Gray Brooks’ earliest food memory involves his highchair, where he’d happily eat scrambled egg-and-jelly sandwiches fixed by Hattie Mae Williams.

“That was my go-to dish,” says Brooks, co-owner of Durham’s Pizzeria Toro and partner in the upscale diner that will be featured at the overhauled Jack Tar Hotel. “Hattie Mae was all about doing what you do because you love doing it. It’s become my approach to cooking and life in general.”

Brooks believes his trajectory—including working for super chef Tom Douglas in Seattle, where he met his wife, Cara Stacy—was significantly informed by Williams. After his parents divorced, the family housekeeper stayed on to help his mother raise three children. She taught Brooks an array of empowering skills, from hitting a baseball to cooking eggs.

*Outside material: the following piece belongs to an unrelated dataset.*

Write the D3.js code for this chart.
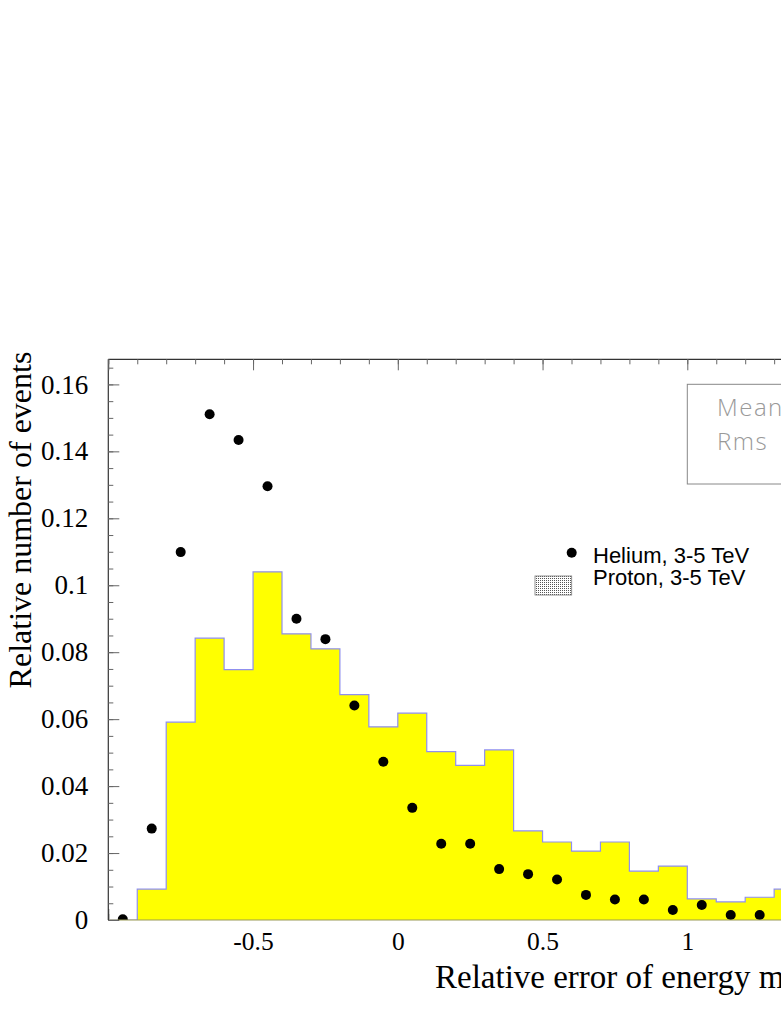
<!DOCTYPE html>
<html>
<head>
<meta charset="utf-8">
<script src="https://cdn.jsdelivr.net/npm/d3@7"></script>
<style>
  html, body { margin: 0; padding: 0; background: #fff; overflow: hidden; }
  svg { display: block; }
</style>
</head>
<body>
<svg id="chart" width="781" height="1011"></svg>
<script>
// ---- data ----
const binLow = [-1.0, -0.9, -0.8, -0.7, -0.6, -0.5, -0.4, -0.3, -0.2, -0.1,
                 0.0, 0.1, 0.2, 0.3, 0.4, 0.5, 0.6, 0.7, 0.8, 0.9, 1.0, 1.1, 1.2, 1.3];
const protonValues = [0.0, 0.0092, 0.0591, 0.0842, 0.0748, 0.1040, 0.0855, 0.0810, 0.0673, 0.0577,
                      0.0618, 0.0503, 0.0462, 0.0508, 0.0266, 0.0233, 0.0206, 0.0233, 0.0146, 0.0161,
                      0.0063, 0.0054, 0.0068, 0.0092];
const binWidth = 0.1;
const heliumX = [-0.95, -0.85, -0.75, -0.65, -0.55, -0.45, -0.35, -0.25, -0.15, -0.05,
                  0.05, 0.15, 0.25, 0.35, 0.45, 0.55, 0.65, 0.75, 0.85, 0.95, 1.05, 1.15, 1.25];
const heliumValues = [0.0002, 0.0273, 0.1099, 0.1511, 0.1434, 0.1296, 0.0900, 0.0839, 0.0641, 0.0473,
                      0.0335, 0.0228, 0.0228, 0.0152, 0.0137, 0.0121, 0.0075, 0.0061, 0.0061, 0.0030,
                      0.0045, 0.0015, 0.0015];
const xTickLabels = [-0.5, 0, 0.5, 1];
const yTickLabels = [0, 0.02, 0.04, 0.06, 0.08, 0.1, 0.12, 0.14, 0.16];
const legendLabels = ["Helium, 3-5 TeV", "Proton, 3-5 TeV"];
const statsLabels = ["Mean", "Rms"];
const xTitle = "Relative error of energy measurement";
const yTitle = "Relative number of events";

// ---- layout ----
const L = 108.3, T = 359.3, B = 920;
const R = L + 3 * 289.5;
const svg = d3.select("#chart");
const x = d3.scaleLinear().domain([-1, 2]).range([L, R]);
const y = d3.scaleLinear().domain([0, 0.1675]).range([B, T]);

const defs = svg.append("defs");
defs.append("clipPath").attr("id", "plotclip")
  .append("rect").attr("x", L).attr("y", T).attr("width", R - L).attr("height", B - T);
const pat = defs.append("pattern").attr("id", "dots")
  .attr("patternUnits", "userSpaceOnUse").attr("width", 2).attr("height", 2);
pat.append("rect").attr("width", 2).attr("height", 2).attr("fill", "#fff");
pat.append("rect").attr("width", 1).attr("height", 1).attr("fill", "#555");

// bottom ticks (drawn first, under the fill)
const xMinor = d3.range(-10, 21).map(i => i / 10);
const xMajor = d3.range(-2, 5).map(i => i / 2);
svg.append("g").attr("transform", `translate(0,${B})`)
  .call(d3.axisBottom(x).tickValues(xMinor).tickSize(-6).tickFormat(""))
  .call(g => g.select(".domain").remove())
  .call(g => g.selectAll("line").attr("stroke", "#777"));
svg.append("g").attr("transform", `translate(0,${B})`)
  .call(d3.axisBottom(x).tickValues(xMajor).tickSize(-11).tickFormat(""))
  .call(g => g.select(".domain").remove())
  .call(g => g.selectAll("line").attr("stroke", "#777"));

// histogram
const histPts = binLow.map((b, i) => [b, protonValues[i]]);
histPts.push([binLow[binLow.length - 1] + binWidth, protonValues[protonValues.length - 1]]);
const area = d3.area().x(d => x(d[0])).y0(y(0)).y1(d => y(d[1])).curve(d3.curveStepAfter);
const line = d3.line().x(d => x(d[0])).y(d => y(d[1])).curve(d3.curveStepAfter);
const hg = svg.append("g").attr("clip-path", "url(#plotclip)");
hg.append("path").datum(histPts).attr("d", area).attr("fill", "#ffff00");
hg.append("path").datum(histPts).attr("d", line)
  .attr("fill", "none").attr("stroke", "#8f8fef").attr("stroke-width", 1.2);
hg.append("path").datum([[binLow[binLow.length - 1] + binWidth, protonValues[protonValues.length - 1]],
                         [binLow[binLow.length - 1] + binWidth, 0]])
  .attr("d", d3.line().x(d => x(d[0])).y(d => y(d[1])))
  .attr("fill", "none").attr("stroke", "#8f8fef").attr("stroke-width", 1.2);

// helium points
svg.append("g").attr("clip-path", "url(#plotclip)")
  .selectAll("circle").data(heliumX).join("circle")
  .attr("cx", d => x(d)).attr("cy", (d, i) => y(heliumValues[i])).attr("r", 5)
  .attr("fill", "#000");

// frame lines
svg.append("line").attr("x1", L).attr("x2", R).attr("y1", B).attr("y2", B)
  .attr("stroke", "#9a9a55").attr("stroke-width", 1.2);
svg.append("line").attr("x1", L).attr("x2", R).attr("y1", T).attr("y2", T)
  .attr("stroke", "#333").attr("stroke-width", 1.2);
svg.append("line").attr("x1", L).attr("x2", L).attr("y1", T).attr("y2", B)
  .attr("stroke", "#333").attr("stroke-width", 1.2);

// top ticks
svg.append("g").attr("transform", `translate(0,${T})`)
  .call(d3.axisTop(x).tickValues(xMinor).tickSize(-5).tickFormat(""))
  .call(g => g.select(".domain").remove())
  .call(g => g.selectAll("line").attr("stroke", "#666"));
svg.append("g").attr("transform", `translate(0,${T})`)
  .call(d3.axisTop(x).tickValues(xMajor).tickSize(-11).tickFormat(""))
  .call(g => g.select(".domain").remove())
  .call(g => g.selectAll("line").attr("stroke", "#666"));

// left ticks
const yMinor = d3.range(0, 34).map(i => i * 0.005);
svg.append("g").attr("transform", `translate(${L},0)`)
  .call(d3.axisLeft(y).tickValues(yMinor).tickSize(-5).tickFormat(""))
  .call(g => g.select(".domain").remove())
  .call(g => g.selectAll("line").attr("stroke", "#666"));
svg.append("g").attr("transform", `translate(${L},0)`)
  .call(d3.axisLeft(y).tickValues(yTickLabels).tickSize(-11).tickPadding(20)
        .tickFormat(d => d === 0 ? "0" : String(+d.toFixed(2))))
  .call(g => g.select(".domain").remove())
  .call(g => g.selectAll("line").attr("stroke", "#666"))
  .call(g => g.selectAll("text").attr("font-family", "'Liberation Serif', 'Times New Roman', serif")
        .attr("font-size", 27).attr("fill", "#000"));

// x labels
svg.append("g").attr("transform", `translate(0,${B})`)
  .call(d3.axisBottom(x).tickValues(xTickLabels).tickSize(0).tickPadding(12)
        .tickFormat(d => String(d)))
  .call(g => g.select(".domain").remove())
  .call(g => g.selectAll("text").attr("font-family", "'Liberation Serif', 'Times New Roman', serif")
        .attr("font-size", 25.5).attr("fill", "#000"));

// axis titles
svg.append("text").attr("x", 435).attr("y", 988)
  .attr("font-family", "'Liberation Serif', 'Times New Roman', serif").attr("font-size", 33)
  .attr("fill", "#000").text(xTitle);
svg.append("text").attr("transform", "translate(31,520) rotate(-90)")
  .attr("text-anchor", "middle")
  .attr("font-family", "'Liberation Serif', 'Times New Roman', serif").attr("font-size", 32)
  .attr("fill", "#000").text(yTitle);

// stats box
svg.append("rect").attr("x", 687.3).attr("y", 384.3).attr("width", 250).attr("height", 99.7)
  .attr("fill", "#fff").attr("stroke", "#888").attr("stroke-width", 1);
svg.selectAll("text.stat").data(statsLabels).join("text").attr("class", "stat")
  .attr("x", 717).attr("y", (d, i) => 416 + i * 34)
  .attr("font-family", "'Open Sans', 'DejaVu Sans', sans-serif").attr("font-weight", 300)
  .attr("font-size", 24).attr("letter-spacing", 1.5).attr("fill", "#999").text(d => d);

// legend
svg.append("circle").attr("cx", 571.7).attr("cy", 552.7).attr("r", 5).attr("fill", "#000");
svg.append("rect").attr("x", 535).attr("y", 576).attr("width", 36.7).attr("height", 19)
  .attr("fill", "url(#dots)").attr("stroke", "#777").attr("stroke-width", 0.8);
svg.selectAll("text.leg").data(legendLabels).join("text").attr("class", "leg")
  .attr("x", 593).attr("y", (d, i) => 562.7 + i * 22.3)
  .attr("font-family", "'Liberation Sans', Arial, sans-serif").attr("font-size", 22)
  .attr("fill", "#000").text(d => d);
</script>
</body>
</html>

Brooks last saw his aging caregiver when he was around 9. A few years later, when he and his mother sought to reconnect with her, they were devastated to discover she’d passed away.

“I was incredibly sad,” Brooks says. “That’s why we decided to call our new place Hattie Mae Williams Called Me Captain.”

Brooks continues that it comes from a nickname Williams had for him as a boy. She originally called him “Mr. President,” but she modified the salutation after the 1968 assassination of Robert Kennedy: “I was 2 at the time, and she decided that that wasn’t really a safe aspiration to have for me any longer,” he recalls. “So she started calling me ‘Captain’ instead.”

The big name has invoked some sharp (and some funny) quips on the Bull City Rising blog post about the spot’s opening. Maybe it simply seems oversized for a 30-seat restaurant, which will be located in the former Monuts space on East Parrish Street. Brooks hopes to make minimal changes to the room, which he hopes to update quickly and open in early 2016. The old Monuts counter will be pushed back about six feet and converted into a lightly stocked bar. The kitchen, which retains only an exhaust hood, will be outfitted with just enough gear to prepare a few dozen dinners and snacks each night.

“I’ve always loved those tiny restaurants you find in places like New York, the kind where you feel like you have to turn sideways to get to your table,” says Brooks. “I love that cozy, informal atmosphere. I want it to feel almost like having a great dinner party with a few too many people at your house.”

The daily menu will feature three or four seasonal entrees, a handful of appetizers and raw oysters. “I can just see our ad now on Craigslist: Hiring a dishwasher who can shuck oysters,” Brooks says with a laugh. “We won’t have room for an extra people.”

While it will only offer dinner service, the restaurant will be used during daylight by Toro’s pastry chef Emily Barnard. “She works midnight to 8 a.m., night after night,” Brooks says. “Part of the appeal of opening this restaurant is the amazing opportunity for her to have normal hours so she can enjoy life with her husband.”

It’s a notion Hattie Mae Williams would likely appreciate.